Now that I'm done building up two players, let's talk about the real sucker punch here: Pete Kozma. After yesterday's game, during which I saw Pete Kozma rack up some awfully lucky looking hits, his seasonal line stands at .306/.353/.565. More to the point, his BABIP is .378. Kozma is hitting an unusually high level of line drives (27%) but it's safe to say that the default assumption on his performance should be (1) he's getting lucky on BABIP and (2) this is not a sustainable line drive rate and, consequently, not a sustainable BABIP.
There is nothing in Pete Kozma's history to suggest that he's capable of hitting for a high BABIP. Quite the opposite in fact. It's possible that he's changed his swing mechanics and is thus having more success. (Lance Lynn did pick up 3 miles an hour on his fastball in AAA after all.) More likely, however, Pete Kozma has just been lucky as hell this year at the plate.
BABIP is, in principle, a relatively easy stat to understand.

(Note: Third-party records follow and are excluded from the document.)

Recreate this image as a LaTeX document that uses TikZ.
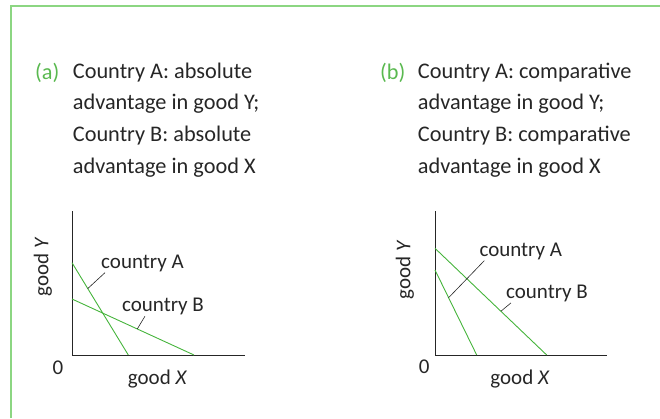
\documentclass[tikz,border=0pt]{standalone}
\usepackage{fontspec}
\setmainfont{Carlito}
\usetikzlibrary{positioning}
\definecolor{framegreen}{RGB}{140,214,130}
\definecolor{taggreen}{RGB}{90,185,80}
\definecolor{ppfgreen}{RGB}{70,180,60}

\begin{document}
\begin{tikzpicture}[
    x=1pt, y=-1pt,
    heading/.style={anchor=north west, inner sep=0pt, align=left, font=\fontsize{22.3}{31.7}\selectfont, text=black!85},
    tag/.style={anchor=north west, inner sep=0pt, font=\fontsize{22.3}{31.7}\selectfont, text=taggreen},
    axis/.style={draw=black!85, line width=0.8pt},
    ppf/.style={draw=ppfgreen, line width=0.9pt},
    leader/.style={draw=black!85, line width=0.6pt},
    lbl/.style={font=\fontsize{21}{23}\selectfont, text=black!85, inner sep=1pt},
]
    \useasboundingbox (0,0) rectangle (660,418);

    % Frame
    \draw[framegreen, line width=2pt] (10.5,418) -- (10.5,5.5) -- (660,5.5);

    % Headings
    \node[tag] (tagA) at (35,62.5) {(a)};
    \node[heading] (headA) at (72.7,62.5) {Country A: absolute\\advantage in good Y;\\Country B: absolute\\advantage in good X};
    \node[tag] (tagB) at (380,62.5) {(b)};
    \node[heading] (headB) at (417.7,62.5) {Country A: comparative\\advantage in good Y;\\Country B: comparative\\advantage in good X};

    % Panel (a)
    \coordinate (aTop) at (72,211);
    \coordinate (aO) at (72,355);
    \coordinate (aEnd) at (245,355);
    \draw[axis] (aTop) -- (aO) -- (aEnd);
    \draw[ppf] (72,262.7) -- (128.3,355) coordinate[pos=0.28] (aA);
    \draw[ppf] (72,299) -- (194,355) coordinate[pos=0.535] (aB);
    \node[lbl] (zeroA) at (58,367.7) {0};
    \node[lbl] (goodXa) at (157.5,379) {good \textit{X}};
    \node[lbl, rotate=90] (goodYa) at (43,266.7) {good \textit{Y}};
    \node[lbl] (lblaA) at (142.5,263) {country A};
    \node[lbl] (lblaB) at (163,306.7) {country B};
    \draw[leader] (aA) -- ([xshift=5pt]lblaA.south west);
    \draw[leader] (aB) -- ([xshift=24pt]lblaB.south west);

    % Panel (b)
    \coordinate (bTop) at (435,211);
    \coordinate (bO) at (435,355);
    \coordinate (bEnd) at (607,355);
    \draw[axis] (bTop) -- (bO) -- (bEnd);
    \draw[ppf] (435,270) -- (476.7,355) coordinate[pos=0.326] (bA);
    \draw[ppf] (435,248.3) -- (546.7,355) coordinate[pos=0.59] (bB);
    \node[lbl] (zeroB) at (424.3,366.7) {0};
    \node[lbl] (goodXb) at (520,379) {good \textit{X}};
    \node[lbl, rotate=90] (goodYb) at (405,270) {good \textit{Y}};
    \node[lbl] (lblbA) at (520.8,251) {country A};
    \node[lbl] (lblbB) at (547,293.3) {country B};
    \draw[leader] (bA) -- ([xshift=6pt]lblbA.south west);
    \draw[leader] (bB) -- ([xshift=6pt]lblbB.south west);
\end{tikzpicture}
\end{document}
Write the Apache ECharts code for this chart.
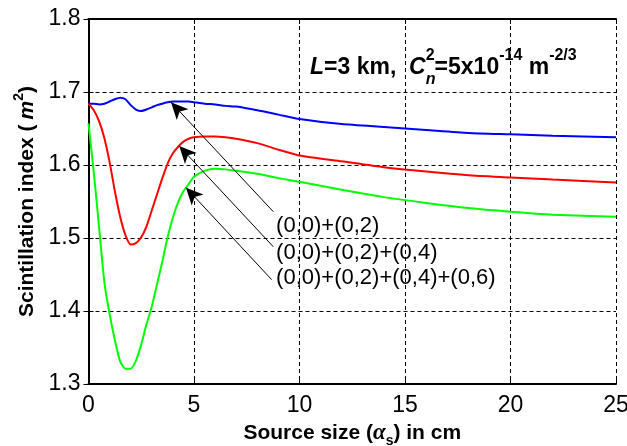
<!DOCTYPE html>
<html>
<head>
<meta charset="utf-8">
<script src="https://cdn.jsdelivr.net/npm/echarts@6/dist/echarts.min.js"></script>
<style>
  html, body { margin: 0; padding: 0; background: #fff; }
  #chart { width: 627px; height: 446px; }
</style>
</head>
<body>
<div id="chart"></div>
<script>
  // source size in cm
  const sourceSize = [0, 0.25, 0.5, 0.75, 1, 1.25, 1.5, 1.75, 2, 2.25, 2.5, 2.75, 3, 3.25, 3.5, 3.75,
    4, 4.25, 4.5, 4.75, 5, 5.5, 6, 6.5, 7, 8, 9, 10, 12, 14, 16, 18, 20, 22, 25];
  // (0,0)+(0,2)
  const sumTwo = [1.684, 1.684, 1.683, 1.684, 1.687, 1.690, 1.692, 1.690, 1.682, 1.676, 1.674, 1.676,
    1.679, 1.682, 1.684, 1.686, 1.687, 1.687, 1.687, 1.687, 1.686, 1.684, 1.683, 1.681, 1.680, 1.675,
    1.669, 1.663, 1.656, 1.652, 1.648, 1.644, 1.642, 1.640, 1.638];
  // (0,0)+(0,2)+(0,4)
  const sumThree = [1.684, 1.675, 1.660, 1.637, 1.604, 1.564, 1.529, 1.504, 1.491, 1.493, 1.501, 1.516,
    1.538, 1.560, 1.582, 1.602, 1.616, 1.625, 1.632, 1.636, 1.638, 1.639, 1.639, 1.638, 1.636, 1.630,
    1.621, 1.613, 1.605, 1.597, 1.591, 1.586, 1.583, 1.580, 1.576];
  // (0,0)+(0,2)+(0,4)+(0,6)
  const sumFour = [1.657, 1.590, 1.515, 1.440, 1.396, 1.360, 1.331, 1.321, 1.321, 1.332, 1.354, 1.382,
    1.406, 1.437, 1.468, 1.501, 1.528, 1.549, 1.564, 1.574, 1.584, 1.592, 1.595, 1.594, 1.592, 1.588,
    1.582, 1.577, 1.566, 1.556, 1.548, 1.541, 1.536, 1.532, 1.529];

  const xTicks = [0, 25, 5];      // min, max, step
  const yTicks = [1.3, 1.8, 0.1];

  const curveNames = ['(0,0)+(0,2)', '(0,0)+(0,2)+(0,4)', '(0,0)+(0,2)+(0,4)+(0,6)'];
  const curveColors = ['#0000ff', '#ff0000', '#00ff00'];
  // annotation arrows (data coords): tail near label, head on the curve
  const arrowTail = [[8.76, 1.536], [8.76, 1.488], [8.68, 1.443]];
  const arrowHead = [[3.91, 1.686], [4.30, 1.626], [4.62, 1.569]];
  const labelAt = [[8.89, 1.517], [8.89, 1.480], [8.89, 1.445]];

  const font = 'Liberation Sans, Arial, sans-serif';
  const curves = [sumTwo, sumThree, sumFour];

  const series = curves.map((vals, i) => ({
    name: curveNames[i],
    type: 'line',
    data: sourceSize.map((x, k) => [x, vals[k]]),
    showSymbol: false,
    smooth: 0.2,
    lineStyle: { color: curveColors[i], width: 2 },
    itemStyle: { color: curveColors[i] },
    z: 3,
    markLine: {
      silent: true,
      animation: false,
      symbol: ['none', 'arrow'],
      symbolSize: [12, 17],
      lineStyle: { color: '#000', width: 1, type: 'solid' },
      label: { show: false },
      data: [[{ coord: arrowTail[i] }, { coord: arrowHead[i] }]],
    },
    markPoint: {
      silent: true,
      animation: false,
      symbol: 'circle',
      symbolSize: 0,
      label: {
        show: true,
        position: 'right',
        distance: 0,
        color: '#000',
        fontFamily: font,
        fontSize: 22,
        formatter: () => curveNames[i],
      },
      data: [{ coord: labelAt[i] }],
    },
  }));

  const chart = echarts.init(document.getElementById('chart'));

  const baseX = {
    type: 'value',
    min: xTicks[0],
    max: xTicks[1],
    interval: xTicks[2],
  };
  const baseY = {
    type: 'value',
    min: yTicks[0],
    max: yTicks[1],
    interval: yTicks[2],
  };

  const option = {
    animation: false,
    backgroundColor: '#fff',
    grid: { left: 88.5, right: 11, top: 19, bottom: 62, containLabel: false, outerBoundsMode: 'none' },
    xAxis: [
      Object.assign({}, baseX, {
        position: 'bottom',
        axisLine: { show: true, lineStyle: { color: '#000', width: 2 } },
        axisTick: { show: true, inside: true, length: 5, lineStyle: { color: '#000' } },
        axisLabel: { color: '#000', fontFamily: font, fontSize: 23, margin: 10 },
        splitLine: { show: true, lineStyle: { color: '#000', type: [4, 3], width: 1 } },
        name: '{t|Source size (}{a|α}{s|s}{t|) in cm}',
        nameLocation: 'middle',
        nameGap: 32,
        nameTextStyle: {
          rich: {
            t: { fontFamily: font, fontWeight: 'bold', fontSize: 21, color: '#000', lineHeight: 30 },
            a: { fontFamily: 'Liberation Serif, serif', fontStyle: 'italic', fontWeight: 'bold', fontSize: 23, color: '#000', lineHeight: 30 },
            s: { fontFamily: font, fontWeight: 'bold', fontSize: 14, color: '#000', lineHeight: 14, verticalAlign: 'bottom' },
          },
        },
      }),
      Object.assign({}, baseX, {
        position: 'top',
        axisLine: { show: true, lineStyle: { color: '#000', width: 2 } },
        axisTick: { show: true, inside: true, length: 5, lineStyle: { color: '#000' } },
        axisLabel: { show: false },
        splitLine: { show: false },
      }),
    ],
    yAxis: [
      Object.assign({}, baseY, {
        position: 'left',
        axisLine: { show: true, lineStyle: { color: '#000', width: 2 } },
        axisTick: { show: true, inside: true, length: 5, lineStyle: { color: '#000' } },
        axisLabel: {
          color: '#000', fontFamily: font, fontSize: 23, margin: 8,
          formatter: (v) => v.toFixed(1),
        },
        splitLine: { show: true, lineStyle: { color: '#000', type: [4, 3], width: 1 } },
        name: '{t|Scintillation index (}{m|m}{p|2}{t|)}',
        nameLocation: 'middle',
        nameRotate: 90,
        nameGap: 45,
        nameTextStyle: {
          rich: {
            t: { fontFamily: font, fontWeight: 'bold', fontSize: 21, color: '#000', lineHeight: 30 },
            m: { fontFamily: font, fontWeight: 'bold', fontStyle: 'italic', fontSize: 21, color: '#000', lineHeight: 30, padding: [0, 0, 0, 5] },
            p: { fontFamily: font, fontWeight: 'bold', fontSize: 14, color: '#000', lineHeight: 14, verticalAlign: 'top' },
          },
        },
      }),
      Object.assign({}, baseY, {
        position: 'right',
        axisLine: { show: true, lineStyle: { color: '#000', width: 2 } },
        axisTick: { show: true, inside: true, length: 5, lineStyle: { color: '#000' } },
        axisLabel: { show: false },
        splitLine: { show: false },
      }),
    ],
    graphic: [
      {
        type: 'text',
        x: 310,
        y: 68,
        z: 10,
        style: {
          text: '{i|L}{b|=3 km,  }{i|C}{n|n}{p|2}{b|=5x10}{p|-14}{b| m}{p|-2/3}',
          verticalAlign: 'middle',
          rich: {
            b: { fontFamily: font, fontWeight: 'bold', fontSize: 23, fill: '#000', lineHeight: 40 },
            i: { fontFamily: font, fontWeight: 'bold', fontStyle: 'italic', fontSize: 23, fill: '#000', lineHeight: 40 },
            p: { fontFamily: font, fontWeight: 'bold', fontSize: 16, fill: '#000', lineHeight: 18, verticalAlign: 'top' },
            n: { fontFamily: font, fontWeight: 'bold', fontStyle: 'italic', fontSize: 16, fill: '#000', lineHeight: 18, verticalAlign: 'bottom', width: 0 },
          },
        },
      },
    ],
    series: series,
  };

  chart.setOption(option);
</script>
</body>
</html>
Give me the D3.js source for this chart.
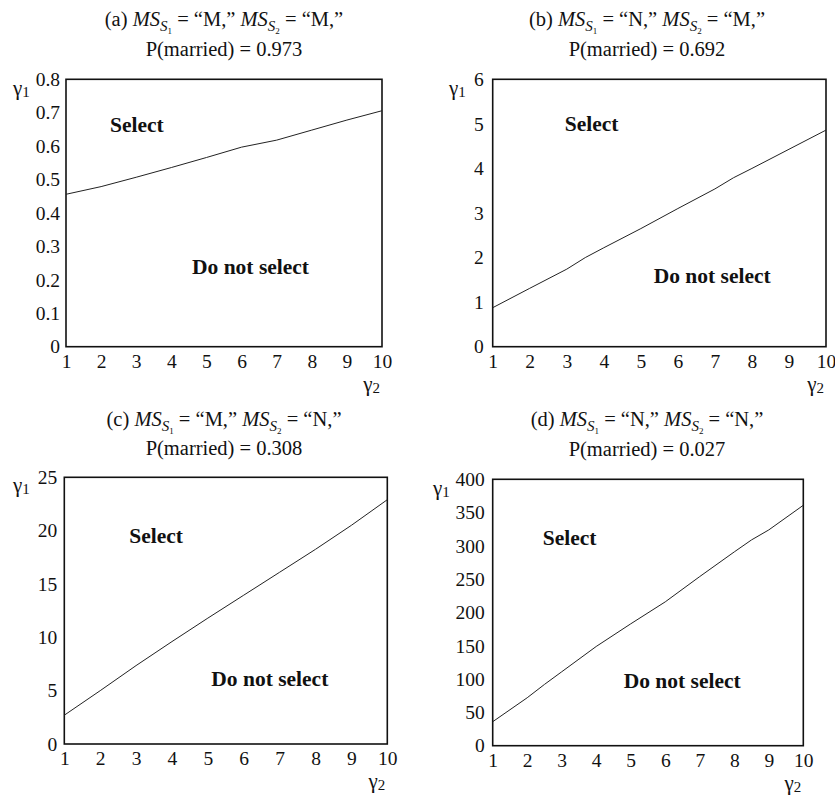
<!DOCTYPE html>
<html>
<head>
<meta charset="utf-8">
<title>Selection regions</title>
<script src="https://cdn.jsdelivr.net/npm/d3@7"></script>
<style>
  body { margin: 0; background: #fff; }
  svg text { font-family: "Liberation Serif", "Times New Roman", serif; fill: #111; }
</style>
</head>
<body>
<div id="chart"></div>
<script>
// gamma2 values (x) and threshold gamma1 (y)
var gamma2A = [1, 2, 3, 4, 5, 6, 7, 8, 9, 10];
var gamma1A = [0.456, 0.479, 0.507, 0.536, 0.566, 0.597, 0.618, 0.648, 0.678, 0.706];

var gamma2B = [1, 2, 3, 3.5, 4, 5, 6, 7, 7.5, 8, 9, 10];
var gamma1B = [0.875, 1.31, 1.74, 2.0, 2.22, 2.65, 3.1, 3.54, 3.79, 4.0, 4.43, 4.86];

var gamma2C = [1, 2, 3, 4, 5, 6, 7, 8, 9, 10];
var gamma1C = [2.7, 5.0, 7.35, 9.6, 11.8, 13.95, 16.1, 18.25, 20.5, 22.9];

var gamma2D = [1, 2, 2.5, 3, 4, 5, 6, 7, 8, 8.5, 9, 10];
var gamma1D = [36, 72, 92, 111, 149, 183, 216, 254, 291, 309, 324, 361];

var xTicks = [1, 2, 3, 4, 5, 6, 7, 8, 9, 10];
var yTicksA = [0, 0.1, 0.2, 0.3, 0.4, 0.5, 0.6, 0.7, 0.8];
var yTicksB = [0, 1, 2, 3, 4, 5, 6];
var yTicksC = [0, 5, 10, 15, 20, 25];
var yTicksD = [0, 50, 100, 150, 200, 250, 300, 350, 400];

var titleLetters = ["(a)", "(b)", "(c)", "(d)"];
var ms1 = ["M", "N", "M", "N"];
var ms2 = ["M", "M", "N", "N"];
var pMarried = ["0.973", "0.692", "0.308", "0.027"];

var W = 835, H = 800;

// layout of each panel (pixel box), kept apart from the data
var panels = [
  {x: gamma2A, y: gamma1A, yt: yTicksA, box: [66, 79.3, 382, 346.7], tx: 224, t1: 26, t2: 56,
   g1: [13, 95], sel: [44, 53], dns: [126, 195], pad: 6},
  {x: gamma2B, y: gamma1B, yt: yTicksB, box: [492.7, 79.3, 826, 346.7], tx: 647, t1: 26, t2: 56,
   g1: [449, 95], sel: [72, 52], dns: [161, 204], pad: 9},
  {x: gamma2C, y: gamma1C, yt: yTicksC, box: [64.3, 477.3, 387.3, 744], tx: 224, t1: 426, t2: 455,
   g1: [13, 492], sel: [65, 66], dns: [147, 209], pad: 7},
  {x: gamma2D, y: gamma1D, yt: yTicksD, box: [492.7, 479.3, 803.3, 745.7], tx: 647, t1: 426, t2: 456,
   g1: [433, 495], sel: [50, 66], dns: [131, 209], pad: 8}
];

var svg = d3.select("#chart").append("svg")
  .attr("width", W).attr("height", H);

var fmt = d3.format("~g");

panels.forEach(function(p, i) {
  var x0 = p.box[0], y0 = p.box[1], x1 = p.box[2], y1 = p.box[3];
  var ymax = p.yt[p.yt.length - 1];

  var xScale = d3.scaleLinear().domain([1, 10]).range([x0, x1]);
  var yScale = d3.scaleLinear().domain([0, ymax]).range([y1, y0]);

  var g = svg.append("g");

  // title, two lines
  var t = g.append("text")
    .attr("x", p.tx).attr("y", p.t1)
    .attr("text-anchor", "middle")
    .style("font-size", "20.5px");
  t.append("tspan").text(titleLetters[i] + " ");
  t.append("tspan").style("font-style", "italic").text("MS");
  t.append("tspan").style("font-style", "italic").style("font-size", "15px").attr("dy", 5).text("S");
  t.append("tspan").style("font-size", "9px").attr("dy", 3).text("1");
  t.append("tspan").attr("dy", -8).text(" = \u201C" + ms1[i] + ",\u201D ");
  t.append("tspan").style("font-style", "italic").text("MS");
  t.append("tspan").style("font-style", "italic").style("font-size", "15px").attr("dy", 5).text("S");
  t.append("tspan").style("font-size", "9px").attr("dy", 3).text("2");
  t.append("tspan").attr("dy", -8).text(" = \u201C" + ms2[i] + ",\u201D");

  g.append("text")
    .attr("x", p.tx).attr("y", p.t2)
    .attr("text-anchor", "middle")
    .style("font-size", "20.5px")
    .text("P(married) = " + pMarried[i]);

  // axes (labels only, no tick marks)
  var ax = g.append("g")
    .attr("transform", "translate(0," + y1 + ")")
    .call(d3.axisBottom(xScale).tickValues(xTicks).tickSize(0).tickPadding(7).tickFormat(fmt));
  var ay = g.append("g")
    .attr("transform", "translate(" + x0 + ",0)")
    .call(d3.axisLeft(yScale).tickValues(p.yt).tickSize(0).tickPadding(p.pad).tickFormat(fmt));
  [ax, ay].forEach(function(a) {
    a.select(".domain").remove();
    a.selectAll("text")
      .style("font-family", "'Liberation Serif', 'Times New Roman', serif")
      .style("font-size", "19.5px").attr("fill", "#111");
  });

  // the frame
  g.append("rect")
    .attr("x", x0).attr("y", y0)
    .attr("width", x1 - x0).attr("height", y1 - y0)
    .attr("fill", "none").attr("stroke", "#111").attr("stroke-width", 1.6);

  // the boundary line
  var line = d3.line()
    .x(function(d) { return xScale(d[0]); })
    .y(function(d) { return yScale(d[1]); });
  g.append("path")
    .datum(d3.zip(p.x, p.y))
    .attr("d", line)
    .attr("fill", "none").attr("stroke", "#222").attr("stroke-width", 1);

  // region labels
  g.append("text")
    .attr("x", x0 + p.sel[0]).attr("y", y0 + p.sel[1])
    .style("font-size", "21.5px").style("font-weight", "bold")
    .text("Select");
  g.append("text")
    .attr("x", x0 + p.dns[0]).attr("y", y0 + p.dns[1])
    .style("font-size", "21.5px").style("font-weight", "bold")
    .text("Do not select");

  // axis names
  var g1 = g.append("text").attr("x", p.g1[0]).attr("y", p.g1[1]).style("font-size", "21px");
  g1.append("tspan").text("\u03B3");
  g1.append("tspan").style("font-size", "15px").attr("dy", 2).text("1");

  var g2 = g.append("text").attr("x", x1 - 2).attr("y", y1 + 44)
    .attr("text-anchor", "end").style("font-size", "21px");
  g2.append("tspan").text("\u03B3");
  g2.append("tspan").style("font-size", "15px").attr("dy", 2).text("2");
});
</script>
</body>
</html>
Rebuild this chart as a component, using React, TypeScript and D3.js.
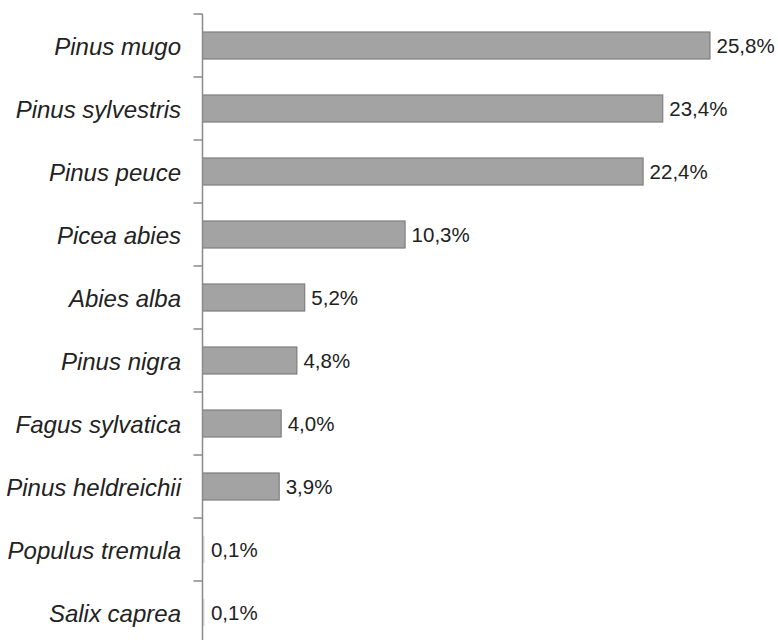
import React from "react";
import * as d3 from "d3";

const categories = [
  "Pinus mugo",
  "Pinus sylvestris",
  "Pinus peuce",
  "Picea abies",
  "Abies alba",
  "Pinus nigra",
  "Fagus sylvatica",
  "Pinus heldreichii",
  "Populus tremula",
  "Salix caprea",
];
const values = [25.8, 23.4, 22.4, 10.3, 5.2, 4.8, 4.0, 3.9, 0.1, 0.1];
const valueLabels = ["25,8%", "23,4%", "22,4%", "10,3%", "5,2%", "4,8%", "4,0%", "3,9%", "0,1%", "0,1%"];

export default function App() {
  const W = 778;
  const H = 640;
  const axisX = 202.5;
  const x = d3.scaleLinear().domain([0, 25.8]).range([axisX, 710]);
  const y = d3
    .scaleBand<string>()
    .domain(categories)
    .range([14, 644])
    .paddingInner(0.57)
    .paddingOuter(0.285);
  const step = y.step();
  const boundaries = d3.range(categories.length + 1).map((i) => 14 + i * step);

  return (
    <svg
      width={W}
      height={H}
      style={{ position: "absolute", left: 0, top: 0, background: "#fff" }}
      fontFamily="'Liberation Sans', Arial, sans-serif"
    >
      <g>
        {categories.map((c, i) => {
          const yy = y(c)!;
          const w = x(values[i]) - x(0);
          const tiny = w < 3;
          return (
            <g key={c}>
              <rect
                x={axisX}
                y={yy}
                width={Math.max(w, 0)}
                height={y.bandwidth()}
                fill={tiny ? "#dcdcdc" : "#a3a3a3"}
                stroke={tiny ? "none" : "#737373"}
                strokeWidth={1}
              />
              <text
                x={x(values[i]) + 6.5}
                y={yy + y.bandwidth() / 2}
                dy="0.36em"
                fontSize={20.5}
                fill="#222"
              >
                {valueLabels[i]}
              </text>
              <text
                x={181}
                y={yy + y.bandwidth() / 2}
                dy="0.4em"
                fontSize={24}
                fontStyle="italic"
                textAnchor="end"
                fill="#222"
              >
                {c}
              </text>
            </g>
          );
        })}
      </g>
      <line x1={axisX} x2={axisX} y1={14} y2={644} stroke="#8a8a8a" strokeWidth={1.5} />
      {boundaries.map((b, i) => (
        <line key={i} x1={axisX - 9} x2={axisX} y1={b} y2={b} stroke="#8a8a8a" strokeWidth={1.5} />
      ))}
    </svg>
  );
}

Calculating it isn't hard. It has a nice, easy to remember range of normal values. On a player specific basis, however, it is incredibly nuanced requiring concessions to batted ball profile, opposing defense and other variables. It's a stat that should be regressed heavily in small sample sizes but also has players that have shown a true skill in being outliers.
Today, I'm writing a love letter to BABIP, because it let's me mentally process a season in which Pete Kozma has a .900+ OPS without having to assume that the apocalypse is nigh. Thank you, BABIP. Thank you.